Your ISP will give you your domain. They will also probably run DNS, so will have an easily accessible nameserver or two to use, though in a sense, any nameservers will do. Read "man resolver" for a list of options (though I would disagree with the statement that a normally configured system would have its own nameserver).
Any name server *will not* do. A properly configured name server will only provide it's dns'ing service to those on it's own network. Not to mention, if I were to take a public name server half way across the world, the resolve time would be very high.
Best thing to do is call your ISP. Your ISP *will* have name servers for you to use.
ISP: Internet Service Provider. DNS Service is provided by all modern day ISPs. (Except in Mexico for some reason? ;)
Certainly it is more practical to use nameservers easily accessible on the network. However, it also makes sense to add one or two servers further from home, perhaps in divergent directions for redundancy. The algorithm for choosing nameservers will pick the one with the fastest response time. Therefore it is pretty likely that the nameservers provided by your very own ISP will be used. My ISP runs a microsoft server, so DNS ain't always up.
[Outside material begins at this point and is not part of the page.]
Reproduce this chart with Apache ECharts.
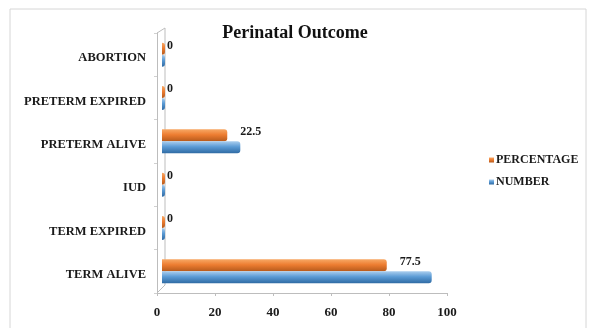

This redundancy and sharing of resources is what makes the internet work. Perhaps that is to be depreciated as well.
I'm sorry, I should have said this in the first post. I'm running a LAN behind a Linksys router running DHCP. So I'm splitting my DSL connection. I would think from reading your replies that I would be able to get this info from my network info from the router then?
It is quite unlikely your router is running DNS. Copying the information from your Mandrake system is certainly the way to go. If you did not have that information, the first step is to contact your ISP and find out the IP number(s) for their nameserver(s). They should have provided this information when you signed up, many have them listed on their websites.
If you like redundancy, find some other servers and add them to your resolv.conf as well. You can check service with a variety of commandline tools, including for example "host", "nslookup", "dig", and the number of hops using "traceroute".
I definately agree you should use name servers on separate networks for dependability/reliability. That's why any good ISP (and I say this because I've done this at all 3 of the ISPs I've admin'd ;) will have multiple backbones out to the internet. And this, most often, includes access to that provider's DNS servers.
there is a problem with that.....some isp's only provide a primary and secondary dns server addy. (thats two for thier entire subscription base) usually these are small mom and pop - ran isps, but nonetheless it happens. you also may want to call your friendly isp tech support line for this information.....and here is a hint: when you call immediately ask to speak to a supervisor, because if you talk to a low level tech, chances are they dont know their dns from a hole in the ground.
Shoot, I'm using SBC Ameritech and mandrake created the resolv.conf file and there were only two addresses listed. I may give them a call and see if there are others that they provide, you'd think so being such a big company and such.